What has been the biggest hurdle you have had to deal with since March of this year?

It is, I think, that now every plan you have, business or private, has this hurdle in front of it. We just can’t think normally as we used to, because first there is this obstacle and once it is surpassed we can think about pushing the plan forward. We cannot know how is the person you have a connection to, affected by the situation. We cannot know if the situation will escalate even more and this is making life and business very uncertain.


Have you noticed any changes in your work?

I thought that not much will change for me, except traveling, because I am used to work alone in my studio, so working remotely is what I usually do. But once the lockdown came, I just couldn’t force myself to do anything. I lost focus at first and couldn’t really push my creativity anywhere. But as the time passed, I got used to everything and started working kind of normally.


Have you noticed any changes in how people react and or engage with your work now that they can see it mainly online?

Not really. I think that now people are spending more of their time at home, they are probably more engaged in social media so maybe we interacted more than before.


What has been the best thing that has happened this year?

It was finding pleasure again in small things we usually take for granted.



Nikolina Petolas. Sheep’s Day, 2017. Photography on archival pigment print. Multiple editions.



Has anything surprised you this year?

We had a bad earthquake in March, so that was a bad surprise, waking us from bed in the early morning, not knowing what was happening. I wouldn't want to experience that again.



What inspires you currently? Do you see this changing?

I try to work more on one of my older series, which has a dystopian vibe. I've been postponing working on this for long, but now I have some ideas I'd like to explore in this theme.


Is there anything (exhibition, event, travel, etc.) that you had to forego this year that ended up working out beautifully?

Yes, I had two exhibitions cancelled, one in Portugal for which we already booked a flight. At first I thought we would be able to travel there, but when we saw how serious the situation became, there was no other way than to cancel everything. In the end, the exhibition was cancelled as well.
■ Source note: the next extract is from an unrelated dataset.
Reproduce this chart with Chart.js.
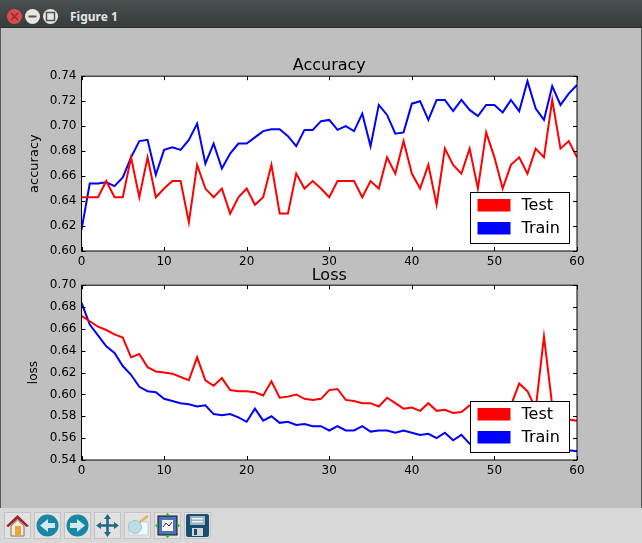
<!DOCTYPE html>
<html>
<head>
<meta charset="utf-8">
<title>Figure 1</title>
<script src="https://cdn.jsdelivr.net/npm/chart.js@4"></script>
<style>
html, body { margin: 0; padding: 0; background: #bfbfbf; }
#win { position: relative; width: 642px; height: 543px; overflow: hidden; background: #bfbfbf; font-family: "DejaVu Sans", sans-serif; }
#bar { position: absolute; left: 0; top: 0; width: 642px; height: 27px; background: linear-gradient(#4a4f4f, #363b3b); border-bottom: 1px solid #2a2d2d; }
#bar .name { position: absolute; left: 70px; top: 8px; color: #e6e6e6; font: bold 12px "Noto Sans", "DejaVu Sans", sans-serif; }
.btn { position: absolute; top: 9px; width: 15px; height: 15px; border-radius: 50%; background: #e8e6e0; }
.btn svg { display: block; width: 15px; height: 15px; }
.edge { position: absolute; top: 28px; width: 1px; height: 515px; background: #555a5a; }
#tools { position: absolute; left: 0; top: 508px; width: 642px; height: 35px; background: #d8d8d8; }
.tool { position: absolute; top: 4px; width: 27px; height: 27px; background: #e2e2e2; border: 1px solid #c4c4c4; box-sizing: border-box; }
.tool svg { display: block; width: 25px; height: 25px; }
canvas { position: absolute; }
#c1 { left: 0; top: 50px; }
#c2 { left: 0; top: 259px; }
</style>
</head>
<body>
<div id="win">
  <div id="bar">
    <div class="btn" style="left:7px;background:#df4a4f"><svg viewBox="0 0 15 15"><path d="M4 4l7 7M11 4l-7 7" stroke="#8c2a2d" stroke-width="1.500"/></svg></div>
    <div class="btn" style="left:25px"><svg viewBox="0 0 15 15"><path d="M3.500 7.500h8" stroke="#555" stroke-width="2"/></svg></div>
    <div class="btn" style="left:43px"><svg viewBox="0 0 15 15"><rect x="3.500" y="3.500" width="8" height="8" fill="none" stroke="#555" stroke-width="1.500"/></svg></div>
    <div class="name">Figure 1</div>
  </div>
  <div class="edge" style="left:0"></div>
  <div class="edge" style="left:641px"></div>
  <canvas id="c1" width="642" height="223" style="width:642px;height:223px"></canvas>
  <canvas id="c2" width="642" height="223" style="width:642px;height:223px"></canvas>
  <div id="tools">
    <div class="tool" style="left:4px"><svg viewBox="0 0 25 25"><path d="M1 13 12.500 2 24 13l-2.500 1-9-8-9 8z" fill="#a5202c"/><path d="M6 13l6.500-6 6.500 6v10H6z" fill="#f3ead8" stroke="#777"/><rect x="10" y="13" width="6" height="10" fill="#eda23c"/></svg></div>
    <div class="tool" style="left:34px"><svg viewBox="0 0 25 25"><circle cx="12.500" cy="12.500" r="11" fill="#1b86a3"/><path d="M5 12.500 13 6v4h7v5h-7v4z" fill="#cfe9ef"/></svg></div>
    <div class="tool" style="left:64px"><svg viewBox="0 0 25 25"><circle cx="12.500" cy="12.500" r="11" fill="#1b86a3"/><path d="M20 12.500 12 6v4H5v5h7v4z" fill="#cfe9ef"/></svg></div>
    <div class="tool" style="left:94px"><svg viewBox="0 0 25 25"><path d="M12.500 1 16 6h-2.200v5.200H19V9l5 3.500-5 3.500v-2.200h-5.200V19H16l-3.500 5L9 19h2.200v-5.200H6V16l-5-3.500L6 9v2.200h5.200V6H9z" fill="#1f6b87"/></svg></div>
    <div class="tool" style="left:124px"><svg viewBox="0 0 25 25"><rect x="4" y="9" width="19" height="13" fill="#f4fafc" stroke="#b8d4de"/><circle cx="10" cy="14" r="6.500" fill="#bcdde8" stroke="#9cc4d2"/><path d="M14 8 22 2l1.500 2-8 6z" fill="#eeaa66"/></svg></div>
    <div class="tool" style="left:154px"><svg viewBox="0 0 25 25"><rect x="3" y="3" width="19" height="19" fill="#4f71b5" stroke="#111"/><rect x="7" y="7" width="11" height="11" fill="#f4f4f4"/><path d="M8 14l3-4 3 3 3-4" fill="none" stroke="#333"/><path d="M12.500 0l3 3h-6zM12.500 25l3-3h-6zM0 12.500l3-3v6zM25 12.500l-3-3v6z" fill="#35b035"/></svg></div>
    <div class="tool" style="left:184px"><svg viewBox="0 0 25 25"><rect x="1" y="1" width="23" height="23" rx="2" fill="#17506f"/><rect x="5" y="3" width="15" height="9" fill="#9fb3c0"/><rect x="7" y="5" width="11" height="1.500" fill="#eef"/><rect x="7" y="8" width="11" height="1.500" fill="#eef"/><rect x="7" y="15" width="11" height="8" fill="#d5d5d5"/><rect x="9" y="16" width="3" height="6" fill="#17506f"/></svg></div>
  </div>
</div>
<script>
// epochs on the x axis
var epochs = [];
for (var e = 0; e <= 60; e++) epochs.push(e);

var seriesNames = ['Test', 'Train'];
var xTicks = [0, 10, 20, 30, 40, 50, 60];
var accTicks = [0.60, 0.62, 0.64, 0.66, 0.68, 0.70, 0.72, 0.74];
var lossTicks = [0.54, 0.56, 0.58, 0.60, 0.62, 0.64, 0.66, 0.68, 0.70];

var accTest = [0.643,0.643,0.643,0.656,0.643,0.643,0.675,0.643,0.675,0.643,
  0.650,0.656,0.656,0.623,0.669,0.650,0.643,0.650,0.630,0.643,
  0.650,0.637,0.643,0.669,0.630,0.630,0.662,0.650,0.656,0.650,
  0.643,0.656,0.656,0.656,0.643,0.656,0.650,0.675,0.662,0.688,
  0.662,0.650,0.669,0.637,0.682,0.669,0.662,0.682,0.650,0.695,
  0.675,0.650,0.669,0.675,0.662,0.682,0.675,0.721,0.682,0.688,0.675];
var accTrain = [0.617,0.654,0.654,0.655,0.652,0.659,0.675,0.688,0.689,0.661,
  0.681,0.683,0.681,0.689,0.702,0.670,0.686,0.666,0.678,0.686,
  0.686,0.691,0.696,0.6975,0.6975,0.692,0.684,0.697,0.697,0.704,
  0.705,0.697,0.700,0.696,0.710,0.684,0.717,0.709,0.694,0.695,
  0.718,0.720,0.705,0.721,0.721,0.712,0.721,0.713,0.708,0.717,
  0.717,0.711,0.721,0.712,0.736,0.714,0.705,0.732,0.717,0.726,0.733];
var lossTest = [0.672,0.667,0.662,0.659,0.655,0.652,0.634,0.637,0.625,0.621,
  0.620,0.619,0.616,0.613,0.634,0.613,0.608,0.615,0.604,0.603,
  0.603,0.602,0.599,0.612,0.597,0.598,0.600,0.596,0.595,0.596,
  0.604,0.605,0.595,0.594,0.592,0.592,0.589,0.597,0.592,0.587,
  0.588,0.585,0.592,0.585,0.586,0.583,0.584,0.590,0.592,0.588,
  0.590,0.586,0.590,0.610,0.603,0.587,0.653,0.590,0.578,0.577,0.576];
var lossTrain = [0.684,0.664,0.654,0.644,0.638,0.626,0.618,0.607,0.603,0.602,
  0.596,0.594,0.592,0.591,0.589,0.590,0.582,0.581,0.582,0.579,
  0.575,0.587,0.576,0.580,0.574,0.575,0.572,0.573,0.571,0.571,
  0.567,0.571,0.567,0.567,0.571,0.566,0.567,0.567,0.565,0.567,
  0.565,0.563,0.564,0.560,0.565,0.558,0.563,0.555,0.550,0.552,
  0.550,0.552,0.552,0.552,0.551,0.552,0.552,0.552,0.551,0.549,0.548];

// white plot area, black frame and inward ticks on all four sides, like matplotlib
var framePlugin = {
    id: 'frame',
    // keep the title centred over the plot, not over the whole canvas
    afterLayout: function(chart) {
        chart.titleBlock.left = chart.chartArea.left;
        chart.titleBlock.right = chart.chartArea.right;
    },
    beforeDatasetsDraw: function(chart) {
        var a = chart.chartArea, ctx = chart.ctx;
        ctx.save();
        ctx.fillStyle = '#fff';
        ctx.fillRect(a.left, a.top, a.right - a.left, a.bottom - a.top);
        ctx.restore();
    },
    afterDatasetsDraw: function(chart) {
        var a = chart.chartArea, ctx = chart.ctx;
        ctx.save();
        ctx.strokeStyle = '#000';
        ctx.lineWidth = 1;
        ctx.beginPath();
        chart.scales.x.ticks.forEach(function(t) {
            var x = Math.round(chart.scales.x.getPixelForValue(t.value)) + 0.5;
            ctx.moveTo(x, a.top); ctx.lineTo(x, a.top + 4);
            ctx.moveTo(x, a.bottom); ctx.lineTo(x, a.bottom - 4);
        });
        chart.scales.y.ticks.forEach(function(t) {
            var y = Math.round(chart.scales.y.getPixelForValue(t.value)) + 0.5;
            ctx.moveTo(a.left, y); ctx.lineTo(a.left + 4, y);
            ctx.moveTo(a.right, y); ctx.lineTo(a.right - 4, y);
        });
        ctx.stroke();
        ctx.strokeRect(a.left, a.top, a.right - a.left, a.bottom - a.top);
        ctx.restore();
    }
};

// boxed legend in the lower right of the plot, swatches are filled patches
var legendPlugin = {
    id: 'boxLegend',
    afterDraw: function(chart) {
        var a = chart.chartArea, ctx = chart.ctx;
        var w = 99, h = 51;
        var x = Math.round(a.right - 8 - w) + 0.5, y = Math.round(a.bottom - 8 - h) + 0.5;
        ctx.save();
        ctx.fillStyle = '#fff';
        ctx.fillRect(x, y, w, h);
        ctx.strokeStyle = '#000';
        ctx.lineWidth = 1;
        ctx.strokeRect(x, y, w, h);
        ctx.font = '16px "DejaVu Sans"';
        ctx.textBaseline = 'middle';
        chart.data.datasets.forEach(function(ds, i) {
            var rowY = y + 13 + i * 23;
            ctx.fillStyle = ds.borderColor;
            ctx.fillRect(x + 7, rowY - 6.5, 33, 12.5);
            ctx.fillStyle = '#000';
            ctx.fillText(ds.label, x + 51, rowY);
        });
        ctx.restore();
    }
};

function makeChart(id, title, yLabel, test, train, yTicks, titleTop, labelSize) {
    return new Chart(document.getElementById(id), {
        type: 'line',
        data: {
            labels: epochs,
            datasets: [
                { label: seriesNames[0], data: test, borderColor: '#ff0000', borderWidth: 2, pointRadius: 0, tension: 0 },
                { label: seriesNames[1], data: train, borderColor: '#0000ff', borderWidth: 2, pointRadius: 0, tension: 0 }
            ]
        },
        options: {
            responsive: false,
            animation: false,
            layout: { padding: { top: 0, right: 65, left: 27, bottom: 0 } },
            plugins: {
                legend: { display: false },
                tooltip: { enabled: false },
                title: {
                    display: true,
                    text: title,
                    color: '#000',
                    font: { family: '"DejaVu Sans"', size: 16, weight: 'normal' },
                    padding: { top: titleTop, bottom: 7 - titleTop }
                }
            },
            scales: {
                x: {
                    type: 'linear',
                    min: 0,
                    max: 60,
                    afterBuildTicks: function(s) { s.ticks = xTicks.map(function(v) { return { value: v }; }); },
                    afterFit: function(s) { s.height = 22; },
                    grid: { display: false, tickLength: 0 },
                    border: { display: false },
                    ticks: { color: '#000', padding: 3.5, maxRotation: 0, autoSkip: false, font: { family: '"DejaVu Sans"', size: 12 } }
                },
                y: {
                    min: yTicks[0],
                    max: yTicks[yTicks.length - 1],
                    afterBuildTicks: function(s) { s.ticks = yTicks.map(function(v) { return { value: v }; }); },
                    afterFit: function(s) { s.width = 54.5; },
                    grid: { display: false, tickLength: 0 },
                    border: { display: false },
                    title: {
                        display: true,
                        text: yLabel,
                        color: '#000',
                        padding: { top: 0, bottom: 8 },
                        font: { family: '"DejaVu Sans"', size: labelSize }
                    },
                    ticks: {
                        color: '#000',
                        padding: 5,
                        autoSkip: false,
                        font: { family: '"DejaVu Sans"', size: 12 },
                        callback: function(v) { return v.toFixed(2); }
                    }
                }
            }
        },
        plugins: [framePlugin, legendPlugin]
    });
}

makeChart('c1', 'Accuracy', 'accuracy', accTest, accTrain, accTicks, 6, 13);
makeChart('c2', 'Loss', 'loss', lossTest, lossTrain, lossTicks, 7, 12);
</script>
</body>
</html>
In the same vein, is there anything that quarantine/isolation has inspired you to start doing or practicing?

Somewhere at that time of the cancelled exhibition in Portugal, I was contacted to do a big commission project and that was what I was doing in the following months and during summer. So it turned out great in the end. I was doing less personal work, but explored other possibilities.



Nikolina Petolas. And Then There Were Two, 2019. Photography on archival pigment print. Multiple editions.



How does your process differ now that we’re all spending less time out “in the world” and more time with ourselves? 

Isolation is much needed for artists, at least in my case. It is not possible to create and explore new ideas while socializing with others. So, although spending more time on my own is good in a way, it sometimes becomes "too much". Balance is the key here and I think it is best to have this balance between isolation and creating and doing something else, spending time outside, exploring life beyond art as well.


I still try to do things outside, spend few days at the seaside, take a walk in nature, do anything to ‘clear’ my mind somehow. Being constantly alone in the studio can in the end be counterproductive. But when I'm here I usually do what I used to before this situation. Sketch, work on collages, exploring new ideas, compositions, painting...


How do you see this moment in time affecting the bigger industry in the long-term?

That’s hard to tell. I think we will somehow have to learn to live with this thing, but many branches of industry will surely be affected, unfortunately.


Do you have any New Year’s Resolutions?

Not really. I stopped doing that a long time ago as it was not effective. I think it is best to stick to the resolutions from the present moment and to plan from now, if possible. Unfortunately, because of the current situation in the world it is hard to plan anything.